### [DATA LISTING]
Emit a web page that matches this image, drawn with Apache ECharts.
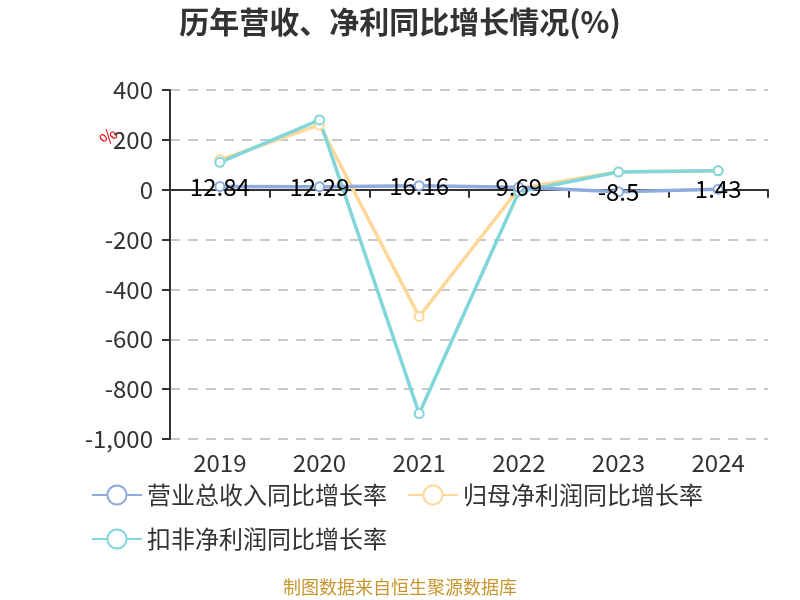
<!DOCTYPE html>
<html><head><meta charset="utf-8">
<script src="https://cdn.jsdelivr.net/npm/echarts@6/dist/echarts.min.js"></script>
<style>html,body{margin:0;padding:0;background:#fff}#c{width:800px;height:600px}</style>
</head><body><div id="c"></div>
<script>
var categories = ['2019','2020','2021','2022','2023','2024'];
var revenueGrowth = [12.84, 12.29, 16.16, 9.69, -8.5, 1.43];
var netProfitGrowth = [120, 260, -509, 5, 72, 76];
var deductedProfitGrowth = [110, 280, -898, -8, 71, 76];
var seriesNames = ['营业总收入同比增长率','归母净利润同比增长率','扣非净利润同比增长率'];
var colors = ['#8fabdd','#ffd899','#80d6d8'];

var chart = echarts.init(document.getElementById('c'));
var font = '"Noto Sans CJK SC", "Noto Sans", sans-serif';
function mk(name, data, color, label) {
  return {
    name: name, type: 'line', data: data, xAxisIndex: 0,
    symbol: 'emptyCircle', symbolSize: 9,
    lineStyle: {width: 3.5, color: color},
    itemStyle: {color: color, borderWidth: 2},
    label: label ? {show: true, position: 'inside', color: '#000', fontSize: 24, fontFamily: font} : {show: false},
    z: label ? 3 : 2
  };
}
chart.setOption({
  textStyle: {fontFamily: font},
  color: colors,
  title: {text: '历年营收、净利同比增长情况(%)', left: 'center', top: 2,
    textStyle: {fontSize: 30, fontWeight: 'bold', color: '#333', fontFamily: font}},
  grid: {left: 170, right: 32, top: 90, bottom: 161},
  legend: {
    left: 86, top: 478, width: 680, itemWidth: 50, itemHeight: 24, itemGap: 20,
    textStyle: {fontSize: 24, color: '#333', fontFamily: font},
    data: seriesNames
  },
  xAxis: [{
    type: 'category', data: categories, boundaryGap: true,
    axisLine: {onZero: true, lineStyle: {color: '#333', width: 2}},
    axisTick: {show: true, length: 8, lineStyle: {color: '#333', width: 2}},
    axisLabel: {show: false}
  }, {
    type: 'category', data: categories, position: 'bottom', boundaryGap: true,
    axisLine: {show: false}, axisTick: {show: false},
    axisLabel: {show: true, fontSize: 24, color: '#333', margin: 12, fontFamily: font}
  }],
  yAxis: {
    type: 'value', min: -1000, max: 400, interval: 200,
    axisLine: {show: true, lineStyle: {color: '#333', width: 2}},
    axisTick: {show: true, length: 8, lineStyle: {color: '#333', width: 2}},
    axisLabel: {fontSize: 24, color: '#333', margin: 17, fontFamily: font},
    splitLine: {show: true, lineStyle: {type: [10, 8], color: '#c8c8c8', width: 2}}
  },
  graphic: [{
    type: 'text', left: 96, top: 124, rotation: Math.PI / 4,
    style: {text: '%', fill: '#e00', fontSize: 18, fontFamily: font}
  }, {
    type: 'text', left: 'center', top: 578,
    style: {text: '制图数据来自恒生聚源数据库', fill: '#c8962e', fontSize: 18, fontFamily: font}
  }],
  series: [
    mk(seriesNames[1], netProfitGrowth, colors[1], false),
    mk(seriesNames[2], deductedProfitGrowth, colors[2], false),
    mk(seriesNames[0], revenueGrowth, colors[0], true)
  ]
});
</script></body></html>
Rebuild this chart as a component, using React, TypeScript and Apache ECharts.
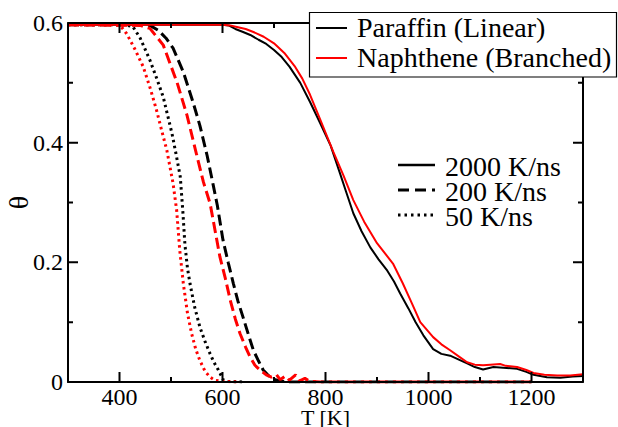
import React, { useEffect, useRef } from 'react';
import * as echarts from 'echarts';

const FONT = "'Liberation Serif', 'DejaVu Serif', serif";

// θ vs T [K]
const paraffin2000: [number, number][] = [
  [300, 0.597], [450, 0.597], [600, 0.597], [612, 0.596], [625, 0.590], [640, 0.585], [654, 0.580],
  [670, 0.572], [685, 0.565], [700, 0.555], [715, 0.543], [730, 0.527], [751, 0.500], [770, 0.468],
  [790, 0.432], [810, 0.395], [828, 0.349], [840, 0.318], [854, 0.282], [870, 0.252], [887, 0.225],
  [903, 0.205], [920, 0.186], [933, 0.168], [945, 0.148], [961, 0.123], [975, 0.100], [990, 0.078],
  [1009, 0.055], [1025, 0.047], [1042, 0.044], [1060, 0.037], [1075, 0.031], [1090, 0.025],
  [1106, 0.021], [1126, 0.025], [1145, 0.024], [1172, 0.022], [1190, 0.017], [1204, 0.012],
  [1230, 0.008], [1256, 0.007], [1280, 0.009], [1300, 0.010],
];
const naphthene2000: [number, number][] = [
  [300, 0.597], [450, 0.597], [600, 0.597], [615, 0.596], [630, 0.593], [645, 0.590], [660, 0.585],
  [680, 0.577], [700, 0.566], [720, 0.550], [740, 0.528], [755, 0.507], [770, 0.480], [790, 0.438],
  [815, 0.385], [835, 0.345], [854, 0.304], [875, 0.268], [900, 0.232], [931, 0.198], [950, 0.165],
  [968, 0.131], [984, 0.100], [1009, 0.075], [1025, 0.063], [1042, 0.053], [1060, 0.042],
  [1075, 0.033], [1090, 0.029], [1106, 0.028], [1120, 0.029], [1139, 0.030], [1150, 0.027],
  [1172, 0.025], [1190, 0.020], [1204, 0.015], [1225, 0.012], [1250, 0.011], [1275, 0.011],
  [1300, 0.013],
];
const paraffin200: [number, number][] = [
  [300, 0.597], [440, 0.597], [459, 0.596], [475, 0.588], [490, 0.575], [504, 0.558], [524, 0.518],
  [543, 0.467], [556, 0.429], [570, 0.379], [582, 0.329], [590, 0.295], [601, 0.237], [611, 0.200],
  [621, 0.165], [630, 0.135], [640, 0.108], [650, 0.080], [660, 0.053], [670, 0.035], [679, 0.020],
  [690, 0.010], [698, 0.005], [710, 0.002], [730, 0], [1200, 0],
];
const naphthene200: [number, number][] = [
  [300, 0.597], [440, 0.596], [459, 0.591], [485, 0.563], [512, 0.500], [531, 0.446], [550, 0.379],
  [563, 0.334], [576, 0.298], [595, 0.209], [605, 0.175], [615, 0.137], [625, 0.105], [634, 0.081],
  [645, 0.058], [654, 0.041], [663, 0.028], [673, 0.020], [685, 0.012], [695, 0.008], [705, 0.012],
  [712, 0.004], [722, 0.010], [730, 0.003], [742, 0.012], [750, 0.002], [760, 0.006], [770, 0.001],
  [790, 0], [1200, 0],
];
const paraffin50: [number, number][] = [
  [300, 0.597], [410, 0.597], [426, 0.594], [440, 0.575], [459, 0.538], [472, 0.508], [485, 0.476],
  [502, 0.415], [510, 0.380], [518, 0.343], [523, 0.285], [527, 0.230], [532, 0.190], [537, 0.164],
  [546, 0.125], [556, 0.092], [566, 0.068], [576, 0.047], [584, 0.032], [592, 0.020], [602, 0.003],
  [610, 0.001], [640, 0],
];
const naphthene50: [number, number][] = [
  [300, 0.597], [395, 0.597], [405, 0.592], [414, 0.582], [430, 0.556], [446, 0.527], [460, 0.490],
  [472, 0.454], [482, 0.420], [492, 0.387], [504, 0.332], [511, 0.287], [517, 0.220], [524, 0.164],
  [532, 0.115], [540, 0.081], [548, 0.055], [556, 0.036], [566, 0.018], [576, 0.008], [585, 0.003],
  [600, 0.001], [630, 0],
];

const xMajorTicks = [400, 600, 800, 1000, 1200];
const xMinorTicks = [500, 700, 900, 1100];
const yMajorTicks = [0.2, 0.4];
const yMinorTicks = [0.1, 0.3, 0.5];
const materialLegend = ['Paraffin (Linear)', 'Naphthene (Branched)'];
const rateLegend = ['2000 K/ns', '200 K/ns', '50 K/ns'];

const X_MIN = 300;
const X_MAX = 1300;
const Y_MIN = 0;
const Y_MAX = 0.6;

const DASHED = [11, 5];
const DOTTED = [2.5, 3.5];

// layout (px)
const W = 618;
const H = 427;
const G_LEFT = 68;
const G_RIGHT = 35;
const G_TOP = 23;
const G_BOTTOM = 45;

export default function App() {
  const ref = useRef<HTMLDivElement>(null);
  useEffect(() => {
    const chart = echarts.init(ref.current!, null, { renderer: 'svg' });
    const plotW = W - G_LEFT - G_RIGHT;
    const plotH = H - G_TOP - G_BOTTOM;
    const dx = (px: number) => (px / plotW) * (X_MAX - X_MIN);
    const dy = (px: number) => (px / plotH) * (Y_MAX - Y_MIN);
    const gap = ['-', '-'];
    const tickSegs: any[] = [];
    const addX = (v: number, len: number) => {
      tickSegs.push([v, Y_MIN], [v, Y_MIN + dy(len)], gap, [v, Y_MAX], [v, Y_MAX - dy(len)], gap);
    };
    const addY = (v: number, len: number) => {
      tickSegs.push([X_MIN, v], [X_MIN + dx(len), v], gap, [X_MAX, v], [X_MAX - dx(len), v], gap);
    };
    xMajorTicks.forEach((v) => addX(v, 10));
    xMinorTicks.forEach((v) => addX(v, 5));
    yMajorTicks.forEach((v) => addY(v, 10));
    yMinorTicks.forEach((v) => addY(v, 5));
    const frame = [[X_MIN, Y_MIN], [X_MIN, Y_MAX], [X_MAX, Y_MAX], [X_MAX, Y_MIN], [X_MIN, Y_MIN]];

    const mk = (name: string, data: [number, number][], color: string, type: any, width: number) => ({
      type: 'line',
      name,
      data,
      symbol: 'none',
      lineStyle: { color, type, width },
    });
    const txt = (x: number, y: number, text: string) => ({
      type: 'text', x, y,
      style: { text, fill: '#000', fontFamily: FONT, fontSize: 28, verticalAlign: 'middle', align: 'left' },
    });
    const legendChildren: any[] = [
      { type: 'rect', shape: { x: 309.5, y: 12.5, width: 307, height: 64.5 }, style: { fill: '#fff', stroke: '#000', lineWidth: 1.2 } },
      { type: 'line', shape: { x1: 316, y1: 28, x2: 347, y2: 28 }, style: { stroke: '#000', lineWidth: 2 } },
      txt(357, 27, materialLegend[0]),
      { type: 'line', shape: { x1: 316, y1: 58, x2: 347, y2: 58 }, style: { stroke: '#ff0000', lineWidth: 2 } },
      txt(357, 57, materialLegend[1]),
      { type: 'line', shape: { x1: 398, y1: 165, x2: 435, y2: 165 }, style: { stroke: '#000', lineWidth: 2.5 } },
      txt(445, 166, rateLegend[0]),
      { type: 'line', shape: { x1: 398, y1: 190, x2: 435, y2: 190 }, style: { stroke: '#000', lineWidth: 3, lineDash: [11, 6] } },
      txt(445, 191, rateLegend[1]),
      { type: 'line', shape: { x1: 398, y1: 215, x2: 435, y2: 215 }, style: { stroke: '#000', lineWidth: 3, lineDash: [2.5, 4] } },
      txt(445, 216, rateLegend[2]),
    ];
    chart.setOption({
      animation: false,
      backgroundColor: '#fff',
      grid: {
        left: G_LEFT, right: G_RIGHT, top: G_TOP, bottom: G_BOTTOM,
        outerBoundsMode: 'none',
      },
      xAxis: {
        type: 'value',
        min: X_MIN,
        max: X_MAX,
        interval: 100,
        splitLine: { show: false },
        axisLine: { show: true, onZero: false, lineStyle: { color: '#000', width: 2 } },
        axisTick: { show: false },
        axisLabel: {
          show: true, color: '#000', fontFamily: FONT, fontSize: 24, margin: 3,
          formatter: (v: number) => (xMajorTicks.indexOf(v) >= 0 ? String(v) : ''),
        },
        name: 'T [K]', nameLocation: 'middle', nameGap: 24, nameMoveOverlap: false,
        nameTextStyle: { color: '#000', fontFamily: FONT, fontSize: 22 },
      },
      yAxis: {
        type: 'value',
        min: Y_MIN,
        max: Y_MAX,
        interval: 0.2,
        splitLine: { show: false },
        axisLine: { show: true, onZero: false, lineStyle: { color: '#000', width: 2 } },
        axisTick: { show: false },
        axisLabel: {
          show: true, color: '#000', fontFamily: FONT, fontSize: 24, margin: 5,
          formatter: (v: number) => (v === 0 ? '0' : v.toFixed(1)),
        },
        name: 'θ', nameLocation: 'middle', nameGap: 36, nameMoveOverlap: false,
        nameTextStyle: { color: '#000', fontFamily: FONT, fontSize: 28 },
      },
      series: [
        mk('Paraffin 2000', paraffin2000, '#000', 'solid', 2),
        mk('Paraffin 200', paraffin200, '#000', DASHED, 3),
        mk('Paraffin 50', paraffin50, '#000', DOTTED, 3),
        mk('Naphthene 2000', naphthene2000, '#ff0000', 'solid', 2),
        mk('Naphthene 200', naphthene200, '#ff0000', DASHED, 3),
        mk('Naphthene 50', naphthene50, '#ff0000', DOTTED, 3),
        {
          type: 'line', name: 'frame', data: frame, symbol: 'none', clip: false,
          lineStyle: { color: '#000', width: 2 }, z: 5,
        },
        {
          type: 'line', name: 'ticks', data: tickSegs, symbol: 'none', clip: false,
          connectNulls: false, lineStyle: { color: '#000', width: 2 }, z: 5,
        },
        {
          type: 'custom',
          name: 'legend',
          coordinateSystem: 'none',
          silent: true,
          z: 20,
          data: [0],
          renderItem: () => ({ type: 'group', children: legendChildren }),
        },
      ],
    });
    return () => chart.dispose();
  }, []);
  return <div ref={ref} style={{ position: 'absolute', left: 0, top: 0, width: W, height: H }} />;
}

### [REQUIREMENT]
Track down the lines that include the word "Apache" and copy them.

### [CORRECT OUTPUT]
Emit a web page that matches this image, drawn with Apache ECharts.
Rebuild this chart as a component, using React, TypeScript and Apache ECharts.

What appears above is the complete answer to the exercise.